Surabaya, Moralita.com – Kepolisian Daerah (Polda) Jawa Timur akan memanggil dua perusahaan yang tercatat sebagai pemilik Hak Guna Bangunan (HGB) seluas 656 hektare di kawasan perairan Sidoarjo. Langkah ini diambil menyusul kontroversi yang mencuat terkait legalitas dan dampak lingkungan dari kepemilikan tersebut.
“Dalam waktu dekat, kami akan mengundang perwakilan dari dua perusahaan yang namanya tercantum sebagai pemilik HGB ini,” ungkap Direktur Reserse Kriminal Umum (Reskrimum) Polda Jatim, Kombes Pol M. Farman, Rabu (22/1).
HGB di Perairan Desa Segoro Tambak
Berdasarkan data dari Badan Pertanahan Nasional (BPN) Kantor Wilayah Jawa Timur, HGB seluas 656 hektare tersebut dimiliki oleh dua perusahaan, yakni PT SIP dan PT SC. Lokasi HGB berada di kawasan perairan Desa Segoro Tambak, Kecamatan Sedati, Kabupaten Sidoarjo, sekitar tiga kilometer dari permukiman warga.
Rincian kepemilikan menunjukkan PT SIP memiliki dua HGB seluas 285,16 hektare dan 219,31 hektare, sementara PT SC memiliki HGB seluas 152,36 hektare. HGB ini diterbitkan pada tahun 1996 dengan masa berlaku hingga tahun 2026. Namun, area yang diklaim dalam HGB tersebut masih berupa hamparan laut dan hutan mangrove tanpa adanya pagar pembatas.
Penyelidikan oleh Polda Jatim
Polda Jatim telah menerjunkan tim Subdit Harda untuk melakukan penyelidikan langsung ke lokasi. Penyelidikan ini mencakup pengumpulan data serta keterangan dari berbagai pihak, termasuk BPN Kanwil Jawa Timur dan aparat desa setempat.
“Kami sudah menurunkan tim sejak hari pertama berita ini muncul. Saat ini, tim masih bekerja di lapangan untuk mengumpulkan data dan bukti-bukti tambahan,” jelas Kombes Farman.
Selain memanggil perwakilan dua perusahaan pemilik HGB, Polda Jatim juga akan memeriksa pihak desa dan BPN guna memperoleh informasi lebih rinci terkait proses penerbitan HGB yang kini menjadi sorotan publik.

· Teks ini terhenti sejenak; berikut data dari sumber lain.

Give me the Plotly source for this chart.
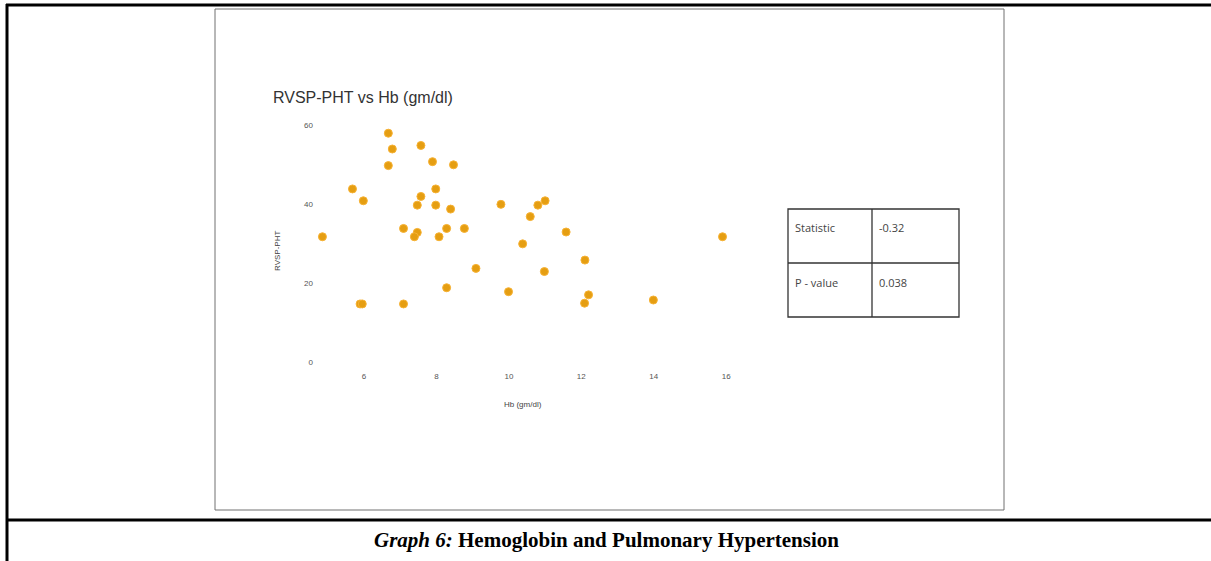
import plotly.graph_objects as go

# Data: Hb (gm/dl) vs RVSP-PHT
hb = [4.85, 5.68, 5.98, 5.89, 5.95, 6.67, 6.78, 6.67, 7.09, 7.09,
      7.57, 7.89, 8.47, 7.98, 7.57, 7.47, 7.98, 8.39, 7.47, 7.39,
      8.28, 8.77, 8.07, 9.09, 8.28,
      9.78, 10.80, 11.00, 10.59, 11.58, 10.38, 12.10, 10.98, 9.99,
      12.20, 12.09, 13.99, 15.90]
rvsp = [31.7, 43.8, 40.8, 14.7, 14.7, 57.9, 53.9, 49.7, 33.8, 14.7,
        54.8, 50.7, 49.9, 43.8, 41.9, 39.7, 39.7, 38.7, 32.8, 31.7,
        33.8, 33.8, 31.7, 23.7, 18.8,
        39.9, 39.7, 40.8, 36.8, 32.9, 29.9, 25.8, 22.9, 17.8,
        17.0, 14.9, 15.7, 31.7]

x_ticks = [6, 8, 10, 12, 14, 16]
y_ticks = [0, 20, 40, 60]

table_labels = ["Statistic", "P - value"]
table_values = ["-0.32", "0.038"]

title_text = "RVSP-PHT vs Hb (gm/dl)"
x_title = "Hb (gm/dl)"
y_title = "RVSP-PHT"
caption = "<b><i>Graph 6:</i> Hemoglobin and Pulmonary Hypertension</b>"

# layout geometry (pixels)
FW, FH = 1211, 561
L, R, T, B = 317, 474, 117, 195
W = FW - L - R
H = FH - T - B


def px(x):
    return (x - L) / W


def py(y):
    return (FH - B - y) / H


fig = go.Figure()
fig.add_trace(go.Scatter(
    x=hb, y=rvsp, mode="markers",
    marker=dict(size=8, color="#E59E12", line=dict(color="#F7B233", width=1)),
    showlegend=False, hoverinfo="x+y"))

shapes = []
# outer page borders (black, thick)
shapes.append(dict(type="line", xref="paper", yref="paper",
                   x0=px(6), x1=px(1211), y0=py(5), y1=py(5),
                   line=dict(color="black", width=3)))
shapes.append(dict(type="line", xref="paper", yref="paper",
                   x0=px(7), x1=px(7), y0=py(4), y1=py(561),
                   line=dict(color="black", width=3)))
shapes.append(dict(type="line", xref="paper", yref="paper",
                   x0=px(6), x1=px(1211), y0=py(520), y1=py(520),
                   line=dict(color="black", width=3)))
# inner image frame
shapes.append(dict(type="rect", xref="paper", yref="paper",
                   x0=px(215), x1=px(1004), y0=py(9), y1=py(510),
                   line=dict(color="#707070", width=1)))
# stats table
tx0, tx1, tmid = 788, 959, 872
ty0, ty1, tymid = 209, 317, 263
shapes.append(dict(type="rect", xref="paper", yref="paper",
                   x0=px(tx0), x1=px(tx1), y0=py(ty0), y1=py(ty1),
                   line=dict(color="#333333", width=1.3)))
shapes.append(dict(type="line", xref="paper", yref="paper",
                   x0=px(tmid), x1=px(tmid), y0=py(ty0), y1=py(ty1),
                   line=dict(color="#333333", width=1.3)))
shapes.append(dict(type="line", xref="paper", yref="paper",
                   x0=px(tx0), x1=px(tx1), y0=py(tymid), y1=py(tymid),
                   line=dict(color="#333333", width=1.3)))

annotations = []
row_y = [227, 282]
for lab, val, ry in zip(table_labels, table_values, row_y):
    annotations.append(dict(x=px(793), y=py(ry), xref="paper", yref="paper",
                            text=lab, showarrow=False, xanchor="left", yanchor="middle",
                            font=dict(family="Open Sans", size=11, color="#444")))
    annotations.append(dict(x=px(877), y=py(ry), xref="paper", yref="paper",
                            text=val, showarrow=False, xanchor="left", yanchor="middle",
                            font=dict(family="Open Sans", size=11, color="#444")))
# chart title
annotations.append(dict(x=px(271), y=py(98), xref="paper", yref="paper",
                        text=title_text, showarrow=False, xanchor="left", yanchor="middle",
                        font=dict(family="Liberation Sans", size=16, color="#333")))
# axis titles
annotations.append(dict(x=px(523), y=py(404), xref="paper", yref="paper",
                        text=x_title, showarrow=False, xanchor="center", yanchor="middle",
                        font=dict(family="Liberation Sans", size=8, color="#444")))
annotations.append(dict(x=px(277), y=py(251), xref="paper", yref="paper",
                        text=y_title, showarrow=False, xanchor="center", yanchor="middle",
                        textangle=-90,
                        font=dict(family="Liberation Sans", size=8, color="#444")))
# caption
annotations.append(dict(x=px(606), y=py(540), xref="paper", yref="paper",
                        text=caption, showarrow=False, xanchor="center", yanchor="middle",
                        font=dict(family="Liberation Serif", size=21, color="black")))

fig.update_layout(
    width=FW, height=FH,
    margin=dict(l=L, r=R, t=T, b=B, pad=0),
    paper_bgcolor="white", plot_bgcolor="white",
    shapes=shapes, annotations=annotations,
    showlegend=False,
)
fig.update_xaxes(range=[4.7, 16.3], tickvals=x_ticks, showgrid=False, zeroline=False,
                 showline=False, ticks="", tickfont=dict(family="Liberation Sans", size=8, color="#555"),
                 ticklabelstandoff=4)
fig.update_yaxes(range=[-1, 62], tickvals=y_ticks, showgrid=False, zeroline=False,
                 showline=False, ticks="", tickfont=dict(family="Liberation Sans", size=8, color="#555"),
                 ticklabelstandoff=3)

fig.write_html("out.html")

HGB di kawasan perairan ini menuai kritik dari berbagai kalangan karena dinilai bertentangan dengan putusan Mahkamah Konstitusi (MK) Nomor 85/PUU-XI/2013 yang mengatur pengelolaan sumber daya alam secara berkeadilan, serta bertentangan dengan Pasal 33 UUD 1945.
Kritik juga muncul karena wilayah yang diklaim sebagai lahan HGB tersebut merupakan kawasan ekosistem laut dan mangrove yang seharusnya dilindungi. Kepemilikan ini dikhawatirkan dapat menimbulkan dampak buruk terhadap lingkungan dan kehidupan masyarakat sekitar.
Saat ini, proses penyelidikan masih berlangsung, dan Polda Jatim berkomitmen untuk menyelesaikan kasus ini secara tuntas. “Kami akan memastikan seluruh proses hukum berjalan sesuai prosedur dan transparan,” tutup Kombes Farman.